Yesterday’s passage concluded with the Mount of Transfiguration story, which I did not cover in my devotional. Today begins as Jesus comes down from the mountain and rejoins the bulk of His disciples. When Jesus got to the crowd that was waiting for Him a man approached Him requesting Jesus heal his son, whom he had brought to the disciples but they were unable to heal him. Jesus expressed frustration over the unbelief of those around Him, then He healed the boy. I believe that Jesus’ frustration was directed at His disciples, not the father of the boy or the other people bringing the sick to Him for healing. This seems to be supported by Jesus’ answer when the disciples ask why they could not heal the boy. Jesus tells them that they had too little faith. He goes on to tell them that if they have faith as small as a mustard seed they could say to the mountain, “Move from here to there” and it would move. I believe that part of how that works is that if we truly believe that it is God’s will that the mountain move from one place to another, we will not wait for it to move. We will start moving it, even if we have to take a shovel and start filling a wheelbarrow. I am not saying that the mountain will not be moved by a miracle. I am saying that if we have faith that God’s purpose in this world will be served by that mountain being moved, we won’t wait for the miracle.

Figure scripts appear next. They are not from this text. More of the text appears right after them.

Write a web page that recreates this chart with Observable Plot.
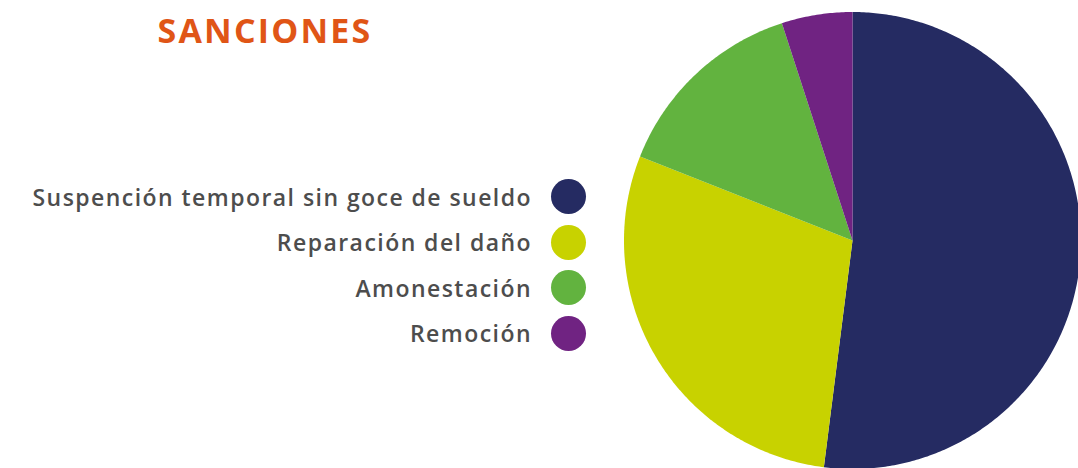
<!DOCTYPE html>
<html>
<head>
<meta charset="utf-8">
<script src="https://cdn.jsdelivr.net/npm/d3@7"></script>
<script src="https://cdn.jsdelivr.net/npm/@observablehq/plot@0.6"></script>
<style>
  html, body { margin: 0; padding: 0; background: #fff; overflow: hidden; }
  #wrap { position: relative; width: 1078px; height: 468px; }
  #chart { position: absolute; left: 0; top: 0; }
  #title { position: absolute; left: 1px; width: 528px; top: 13px; text-align: center;
    font-family: "Open Sans", sans-serif; font-weight: 700; font-size: 34px; letter-spacing: 2.2px; color: #e05516; line-height: 1; }
  #legend { position: absolute; right: 492px; top: 174px; font-family: "Open Sans", sans-serif; font-weight: 600;
    font-size: 23px; letter-spacing: 1.45px; color: #4d4d4d; }
  .row { display: flex; align-items: center; justify-content: flex-end; height: 45.5px; }
  .sw { width: 35px; height: 35px; border-radius: 50%; margin-left: 19px; }
</style>
</head>
<body>
<div id="wrap">
  <div id="chart"></div>
  <div id="title"></div>
  <div id="legend"></div>
</div>
<script>
const title = "SANCIONES";
const categories = ["Suspención temporal sin goce de sueldo", "Reparación del daño", "Amonestación", "Remoción"];
const values = [52, 29, 14, 5];
const colors = ["#252b62", "#c8d200", "#62b33f", "#702382"];

const data = categories.map((name, i) => ({name, value: values[i]}));
const arcs = d3.pie().value(d => d.value).sort(null).startAngle(0).endAngle(2 * Math.PI)(data);

const pts = [];
for (const a of arcs) {
  const name = a.data.name;
  pts.push({name, x: 0, y: 0});
  const n = Math.max(2, Math.ceil((a.endAngle - a.startAngle) / 0.01));
  for (let k = 0; k <= n; k++) {
    const t = a.startAngle + (a.endAngle - a.startAngle) * k / n;
    pts.push({name, x: Math.sin(t), y: Math.cos(t)});
  }
}

const cx = 852, cy = 240, r = 228.5;
const chart = Plot.plot({
  width: 1078,
  height: 468,
  margin: 0,
  x: {domain: [-1, 1], range: [cx - r, cx + r], axis: null},
  y: {domain: [-1, 1], range: [cy + r, cy - r], axis: null},
  color: {domain: categories, range: colors},
  marks: [
    Plot.line(pts, {x: "x", y: "y", z: "name", fill: "name", stroke: "none", curve: "linear"})
  ]
});
document.getElementById("chart").appendChild(chart);

document.getElementById("title").textContent = title;
const legend = document.getElementById("legend");
categories.forEach((c, i) => {
  const row = document.createElement("div");
  row.className = "row";
  const lab = document.createElement("span");
  lab.textContent = c;
  const sw = document.createElement("span");
  sw.className = "sw";
  sw.style.background = colors[i];
  row.appendChild(lab);
  row.appendChild(sw);
  legend.appendChild(row);
});
</script>
</body>
</html>
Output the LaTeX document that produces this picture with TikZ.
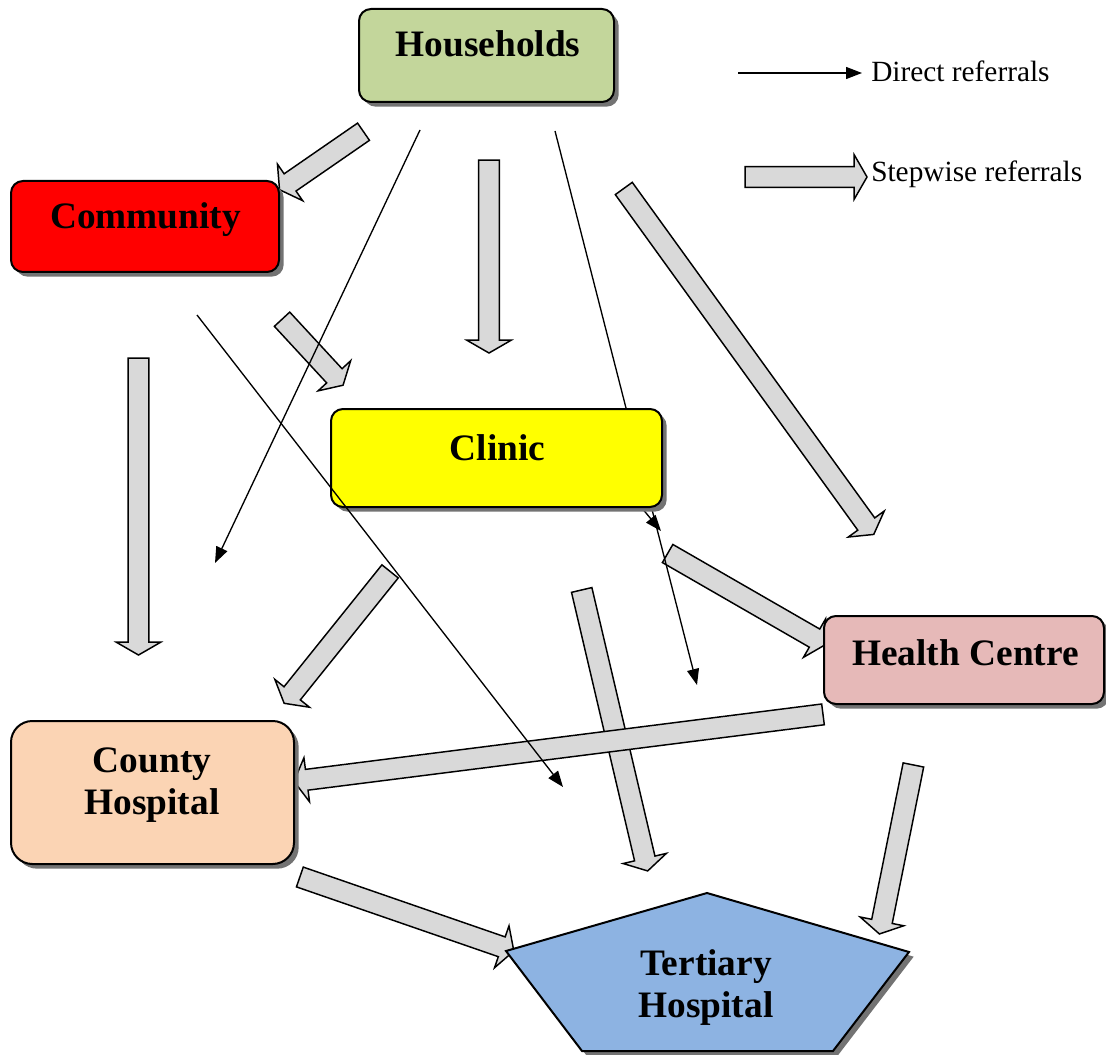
\documentclass[tikz,border=0pt]{standalone}
\usepackage{fontspec}
\setmainfont{Liberation Serif}
\usetikzlibrary{arrows.meta,shapes.arrows,shadows,calc}

\definecolor{hhgreen}{RGB}{195,214,155}
\definecolor{cliyellow}{RGB}{255,255,0}
\definecolor{hcpink}{RGB}{230,185,184}
\definecolor{ctypeach}{RGB}{251,212,180}
\definecolor{tertblue}{RGB}{141,179,226}
\definecolor{stepgray}{RGB}{217,217,217}
\definecolor{shadowgray}{RGB}{115,115,115}

\tikzset{
  levelbox/.style={draw, line width=1.5pt, rounded corners=9pt,
    drop shadow={shadow xshift=3.5pt, shadow yshift=-3.5pt, fill=shadowgray, opacity=1}},
  leveltext/.style={font=\fontsize{28}{31.5}\selectfont\bfseries, inner sep=0pt, align=center},
  legendtext/.style={font=\fontsize{22}{26}\selectfont, anchor=base west, inner sep=0pt},
  directref/.style={line width=1pt, -{Triangle[length=12pt,width=9pt]}},
  stepref/.style={single arrow, draw, line width=1.1pt, fill=stepgray, inner xsep=0pt, inner ysep=7.3pt,
    single arrow head extend=8.8pt, single arrow tip angle=120},
}

% block arrow from (#1-t) to (#1-h)
\newcommand{\stepwise}[1]{%
  \path let \p1=($(#1-h)-(#1-t)$), \n1={atan2(\y1,\x1)}, \n2={veclen(\x1,\y1)} in
    node[stepref, minimum height=\n2, rotate=-\n1] (#1) at ($(#1-t)!0.5!(#1-h)$) {};
}

\begin{document}
\begin{tikzpicture}[x=0.75pt,y=0.75pt,yscale=-1,xscale=1]
        \useasboundingbox (0,0) rectangle (1106,1055);
        % stepwise referral ends: tail -t, head -h
        \coordinate (hhcom-t) at (366,130);    \coordinate (hhcom-h) at (282,188);
        \coordinate (hhcli-t) at (489,157);    \coordinate (hhcli-h) at (489,350);
        \coordinate (hhhc-t) at (622,186);     \coordinate (hhhc-h) at (872,532);
        \coordinate (comcli-t) at (280,317);   \coordinate (comcli-h) at (341,383);
        \coordinate (comcty-t) at (138.5,355); \coordinate (comcty-h) at (138.5,652);
        \coordinate (clicty-t) at (392,569);   \coordinate (clicty-h) at (286,701);
        \coordinate (clihc-t) at (665,552);    \coordinate (clihc-h) at (823,643);
        \coordinate (clitert-t) at (581,587);  \coordinate (clitert-h) at (647,868);
        \coordinate (hctert-t) at (914,762);   \coordinate (hctert-h) at (880,931);
        \coordinate (ctytert-t) at (297,876);  \coordinate (ctytert-h) at (511,950);
        \coordinate (hccty-t) at (826,714);    \coordinate (hccty-h) at (297,781);
        \coordinate (legstep-t) at (742,177);  \coordinate (legstep-h) at (864,177);
        \foreach \s in {hhcom,hhcli,hhhc,comcli,comcty,clicty,clihc,clitert,hctert,ctytert,hccty,legstep}
            {\stepwise{\s}}
        % direct referral ends
        \coordinate (hhcty-a) at (420,130);    \coordinate (hhcty-b) at (215,563);
        \coordinate (hhhc-a) at (555,131);     \coordinate (hhhc-b) at (697,685);
        \coordinate (clihc-a) at (636,501);    \coordinate (clihc-b) at (661,531);
        \coordinate (comtert-a) at (197,315);  \coordinate (comtert-b) at (563,787);
        \coordinate (legdir-a) at (738,73);    \coordinate (legdir-b) at (862,73);
        % lines running behind the clinic
        \draw [directref] (hhhc-a) -- (hhhc-b);
        \draw [directref] (clihc-a) -- (clihc-b);
        %Shape: Clinic
        \node [levelbox, fill=cliyellow, minimum width=248.25pt, minimum height=73.5pt] (cli) at (496.5,458) {};
        \node [leveltext, anchor=base] (clitext) at (497.5,460) {Clinic};
        %Shape: Households
        \node [levelbox, fill=hhgreen, minimum width=191.25pt, minimum height=69.75pt] (hh) at (486.5,55.5) {};
        \node [leveltext, anchor=base] (hhtext) at (488,57) {Households};
        %Shape: Community
        \node [levelbox, fill=red, minimum width=201pt, minimum height=68.25pt] (com) at (145,226.5) {};
        \node [leveltext, anchor=base] (comtext) at (145.5,229) {Community};
        %Shape: Health Centre
        \node [levelbox, fill=hcpink, minimum width=210pt, minimum height=66pt] (hc) at (964,660) {};
        \node [leveltext, anchor=base] (hctext) at (965.5,665) {Health Centre};
        %Shape: County Hospital
        \node [levelbox, fill=ctypeach, rounded corners=16pt, minimum width=212.25pt, minimum height=107.25pt] (cty) at (152.5,792.5) {};
        \node [leveltext] (ctytext) at (152,785) {County\\Hospital};
        %Shape: Tertiary Hospital
        \coordinate (tert1) at (707,893);
        \coordinate (tert2) at (909,952);
        \coordinate (tert3) at (833,1051);
        \coordinate (tert4) at (582,1051);
        \coordinate (tert5) at (506,951);
        \draw [line width=1.5pt, fill=tertblue, line join=miter,
            drop shadow={shadow xshift=3.5pt, shadow yshift=-3.5pt, fill=shadowgray, opacity=1}]
            (tert1) -- (tert2) -- (tert3) -- (tert4) -- (tert5) -- cycle;
        \node [leveltext] (terttext) at (706,988) {Tertiary\\Hospital};
        % direct referrals on top
        \draw [directref] (hhcty-a) -- (hhcty-b);
        \draw [directref] (comtert-a) -- (comtert-b);
        % Legend
        \draw [directref] (legdir-a) -- (legdir-b);
        \node [legendtext] (dirlabel) at (871,82) {Direct referrals};
        \node [legendtext] (steplabel) at (871,182) {Stepwise referrals};
\end{tikzpicture}
\end{document}
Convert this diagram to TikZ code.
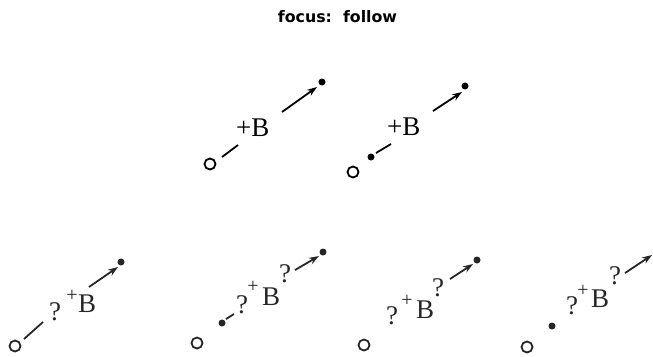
\documentclass[tikz,border=0pt]{standalone}
\usepackage{fontspec}
\setmainfont{Liberation Serif}
\newfontfamily\titlefont{DejaVu Sans}
\usetikzlibrary{arrows.meta}
\begin{document}
\begin{tikzpicture}[x=1pt,y=-1pt,
  opendot/.style={circle,draw,line width=1.8pt,minimum size=11pt,inner sep=0pt},
  fulldot/.style={circle,fill,minimum size=7pt,inner sep=0pt},
  link/.style={line width=1.8pt},
  arrowlink/.style={line width=1.8pt,-{Stealth[length=10pt,width=7pt]}},
  bigtxt/.style={font=\fontsize{27}{27}\selectfont,inner sep=0pt},
  suptxt/.style={font=\fontsize{20}{20}\selectfont,inner sep=0pt},
  qtxt/.style={font=\fontsize{27}{27}\selectfont,inner sep=0pt},
  lower/.style={black!85}]
\useasboundingbox (0,0) rectangle (653,356);
\node[font=\titlefont\bfseries\fontsize{15.8}{16}\selectfont,anchor=base] (title) at (337.5,22) {focus:\ \ follow};

% diagram 1
\node[opendot] (c1) at (210,164) {};
\coordinate (l1a) at (222,157); \coordinate (l1b) at (238,145);
\draw[link] (l1a) -- (l1b);
\node[bigtxt,anchor=base west] (t1) at (236,136) {+B};
\coordinate (a1a) at (282,112); \coordinate (a1b) at (317,87);
\draw[arrowlink] (a1a) -- (a1b);
\node[fulldot] (d1) at (322,82) {};

% diagram 2
\node[opendot] (c2) at (353,172) {};
\node[fulldot] (e2) at (371,157) {};
\coordinate (l2a) at (376,153); \coordinate (l2b) at (391,144);
\draw[link] (l2a) -- (l2b);
\node[bigtxt,anchor=base west] (t2) at (387,135) {+B};
\coordinate (a2a) at (433,111); \coordinate (a2b) at (462,92);
\draw[arrowlink] (a2a) -- (a2b);
\node[fulldot] (d2) at (465,86) {};

\begin{scope}[lower]
% diagram 3
\node[opendot] (c3) at (15,346) {};
\coordinate (l3a) at (24,339); \coordinate (l3b) at (43,322);
\draw[link] (l3a) -- (l3b);
\node[qtxt] (q3) at (55,312) {?};
\node[suptxt] (p3) at (72,296) {+};
\node[bigtxt,anchor=base west] (b3) at (78,312) {B};
\coordinate (a3a) at (89,287); \coordinate (a3b) at (118,267);
\draw[arrowlink] (a3a) -- (a3b);
\node[fulldot] (d3) at (121,262) {};

% diagram 4
\node[opendot] (c4) at (197,343) {};
\node[fulldot] (e4) at (222,323) {};
\coordinate (l4a) at (226,319); \coordinate (l4b) at (234,314);
\draw[link] (l4a) -- (l4b);
\node[qtxt] (q4) at (242,305) {?};
\node[suptxt] (p4) at (253,287) {+};
\node[bigtxt,anchor=base west] (b4) at (262,305) {B};
\node[qtxt] (r4) at (285,274) {?};
\coordinate (a4a) at (295,270); \coordinate (a4b) at (319,256);
\draw[arrowlink] (a4a) -- (a4b);
\node[fulldot] (d4) at (323,252) {};

% diagram 5
\node[opendot] (c5) at (364,345) {};
\node[qtxt] (q5) at (392,316) {?};
\node[suptxt] (p5) at (407,301) {+};
\node[bigtxt,anchor=base west] (b5) at (416,318) {B};
\node[qtxt] (r5) at (438,288) {?};
\coordinate (a5a) at (450,279); \coordinate (a5b) at (473,264);
\draw[arrowlink] (a5a) -- (a5b);
\node[fulldot] (d5) at (477,260) {};

% diagram 6
\node[opendot] (c6) at (527,347) {};
\node[fulldot] (e6) at (552,326) {};
\node[qtxt] (q6) at (572,306) {?};
\node[suptxt] (p6) at (583,291) {+};
\node[bigtxt,anchor=base west] (b6) at (591,307) {B};
\node[qtxt] (r6) at (615,276) {?};
\coordinate (a6a) at (625,273); \coordinate (a6b) at (652,255);
\draw[arrowlink] (a6a) -- (a6b);
\end{scope}
\end{tikzpicture}
\end{document}
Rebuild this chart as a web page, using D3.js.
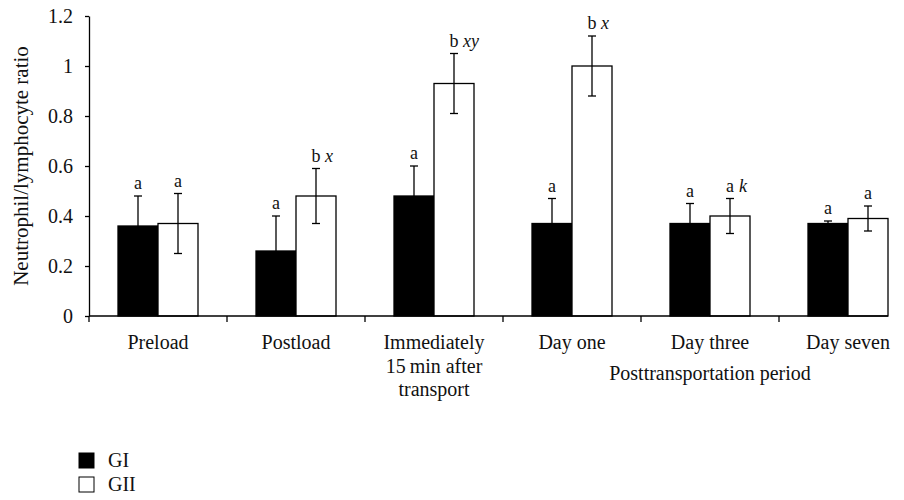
<!DOCTYPE html>
<html>
<head>
<meta charset="utf-8">
<script src="https://cdn.jsdelivr.net/npm/d3@7"></script>
<style>
	body { margin: 0; background: #fff; }
	svg { display: block; }
	svg text { font-family: "Liberation Serif", "DejaVu Serif", serif; }
</style>
</head>
<body>
<svg id="chart" width="904" height="500"></svg>
<script>
'use strict';

const categories = ['Preload', 'Postload', 'Immediately', 'Day one', 'Day three', 'Day seven'];
const categoryLines = [
	['Preload'],
	['Postload'],
	['Immediately', '15\u2009min after', 'transport'],
	['Day one'],
	['Day three'],
	['Day seven'],
];
const groups = ['GI', 'GII'];
const giValues = [0.36, 0.26, 0.48, 0.37, 0.37, 0.37];
const giErrors = [0.12, 0.14, 0.12, 0.10, 0.08, 0.01];
const giiValues = [0.37, 0.48, 0.93, 1.0, 0.40, 0.39];
const giiErrors = [0.12, 0.11, 0.12, 0.12, 0.07, 0.05];
const giLetters = ['a', 'a', 'a', 'a', 'a', 'a'];
const giiLetters = ['a', 'b', 'b', 'b', 'a', 'a'];
const giiSuffix = ['', 'x', 'xy', 'x', 'k', ''];
const yTicks = [0, 0.2, 0.4, 0.6, 0.8, 1, 1.2];

const svg = d3.select('#chart');

const x = d3.scaleBand().domain(categories).range([89, 917]);
const xInner = d3.scaleBand().domain(groups).range([0, x.bandwidth()]).paddingOuter(0.725);
const y = d3.scaleLinear().domain([0, 1.2]).range([316, 16]);

const rows = categories.map((c, i) => [
	{ cat: c, group: 'GI', value: giValues[i], err: giErrors[i], letter: giLetters[i], suffix: '' },
	{ cat: c, group: 'GII', value: giiValues[i], err: giiErrors[i], letter: giiLetters[i], suffix: giiSuffix[i] },
]).flat();

const fill = { GI: '#000', GII: '#fff' };
const cx = (d) => x(d.cat) + xInner(d.group) + xInner.bandwidth() / 2;

// bars
svg.append('g').selectAll('rect')
	.data(rows)
	.join('rect')
	.attr('x', (d) => x(d.cat) + xInner(d.group))
	.attr('y', (d) => y(d.value))
	.attr('width', xInner.bandwidth())
	.attr('height', (d) => y(0) - y(d.value))
	.attr('fill', (d) => fill[d.group])
	.attr('stroke', '#000')
	.attr('stroke-width', 1.3);

// error bars
const err = svg.append('g').attr('stroke', '#000').attr('stroke-width', 1.3);
err.selectAll('line.v')
	.data(rows)
	.join('line')
	.attr('class', 'v')
	.attr('x1', cx).attr('x2', cx)
	.attr('y1', (d) => y(d.value + d.err))
	.attr('y2', (d) => y(d.value - d.err));
['top', 'bottom'].forEach((side) => {
	err.selectAll('line.' + side)
		.data(rows)
		.join('line')
		.attr('class', side)
		.attr('x1', (d) => cx(d) - 4)
		.attr('x2', (d) => cx(d) + 4)
		.attr('y1', (d) => y(side === 'top' ? d.value + d.err : d.value - d.err))
		.attr('y2', (d) => y(side === 'top' ? d.value + d.err : d.value - d.err));
});

// significance letters
const letters = svg.append('g').attr('font-size', 18).attr('fill', '#111');
letters.selectAll('text.l')
	.data(rows)
	.join('text')
	.attr('class', 'l')
	.attr('x', cx)
	.attr('y', (d) => y(d.value + d.err) - 7)
	.attr('text-anchor', 'middle')
	.text((d) => d.letter);
letters.selectAll('text.s')
	.data(rows.filter((d) => d.suffix))
	.join('text')
	.attr('class', 's')
	.attr('x', (d) => cx(d) + 9)
	.attr('y', (d) => y(d.value + d.err) - 7)
	.attr('font-style', 'italic')
	.text((d) => d.suffix);

// y axis
const yAxis = svg.append('g')
	.attr('transform', 'translate(89,0)')
	.call(d3.axisLeft(y).tickValues(yTicks).tickSize(4).tickSizeOuter(0).tickFormat((d) => d3.format('')(d)));
yAxis.attr('font-family', null);
yAxis.select('.domain').attr('stroke-width', 1.3);
yAxis.selectAll('.tick line').attr('stroke-width', 1.3);
yAxis.selectAll('.tick text')
	.attr('x', -16)
	.attr('font-size', 20)
	.attr('fill', '#111');

svg.append('text')
	.attr('transform', `translate(28,${(y(0) + y(1.2)) / 2}) rotate(-90)`)
	.attr('text-anchor', 'middle')
	.attr('font-size', 21)
	.attr('fill', '#111')
	.text('Neutrophil/lymphocyte ratio');

// x axis: line ends at the last bar, ticks at group boundaries
const lastBarEnd = x(categories[categories.length - 1]) + xInner('GII') + xInner.bandwidth();
const xAxis = svg.append('g').attr('stroke', '#000').attr('stroke-width', 1.3);
xAxis.append('line')
	.attr('x1', x.range()[0]).attr('x2', lastBarEnd)
	.attr('y1', y(0)).attr('y2', y(0));
xAxis.selectAll('line.tick')
	.data(categories)
	.join('line')
	.attr('class', 'tick')
	.attr('x1', (d) => x(d)).attr('x2', (d) => x(d))
	.attr('y1', y(0)).attr('y2', y(0) + 6);

// category labels
const catLabels = svg.append('g').attr('font-size', 20).attr('fill', '#111').attr('text-anchor', 'middle');
catLabels.selectAll('text')
	.data(categories)
	.join('text')
	.attr('x', (d) => x(d) + x.bandwidth() / 2)
	.attr('y', y(0) + 33)
	.each(function (d, i) {
		d3.select(this).selectAll('tspan')
			.data(categoryLines[i])
			.join('tspan')
			.attr('x', x(d) + x.bandwidth() / 2)
			.attr('dy', (t, j) => (j === 0 ? 0 : 23.5))
			.text((t) => t);
	});

svg.append('text')
	.attr('x', x('Day three') + x.bandwidth() / 2)
	.attr('y', y(0) + 64)
	.attr('text-anchor', 'middle')
	.attr('font-size', 20)
	.attr('fill', '#111')
	.text('Posttransportation period');

// legend
const legend = svg.append('g').attr('transform', 'translate(79,453)');
const item = legend.selectAll('g')
	.data(groups)
	.join('g')
	.attr('transform', (d, i) => `translate(0,${i * 24})`);
item.append('rect')
	.attr('width', 15).attr('height', 15)
	.attr('fill', (d) => fill[d])
	.attr('stroke', '#000')
	.attr('stroke-width', 1);
item.append('text')
	.attr('x', 29).attr('y', 14)
	.attr('font-size', 20)
	.attr('fill', '#111')
	.text((d) => d);
</script>
</body>
</html>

We will do what we can, starting now, no matter how futile that effort may seem. How often do I frustrate Jesus by my lack of faith? How often do I fail to act because I do not believe I can make a difference? Am I willing to act to accomplish God’s will, even when I know that my efforts are insufficient to the task? The fact is that my efforts are always insufficient to the task, but God does not expect me to accomplish it by my own efforts.
This is the psalm Jesus alluded to when He cried out “My God, my God, why have you abandoned me?” while He was being crucified. There are other references to this psalm in the Gospel accounts of the crucifixion. It is my understanding that when a first century rabbi quoted the first line of a passage, they were referencing the entire passage. So, when Jesus cried out “My God, my God, why have you abandoned me?” from the cross He was, in essence, crying out the entirety of psalm 22.
Today’s portion of the psalm is one of utter despair. The psalmist references being mocked and tortured, suffering pain and humiliation. He tells us that people mocked him for his trust in God. In all of the suffering the psalmist references in today’s passage, he still acknowledges that God made and formed him from his very birth and that he will continue to worship God. Am I prepared to remain dedicated to God in the face of mockery and suffering?
The writer advises us to stay away from adulterous relationships or we will lose our honor and likely all that we have worked for will come to naught. Adulterous relationships make one susceptible to many diseases and one will likely regret them later in life.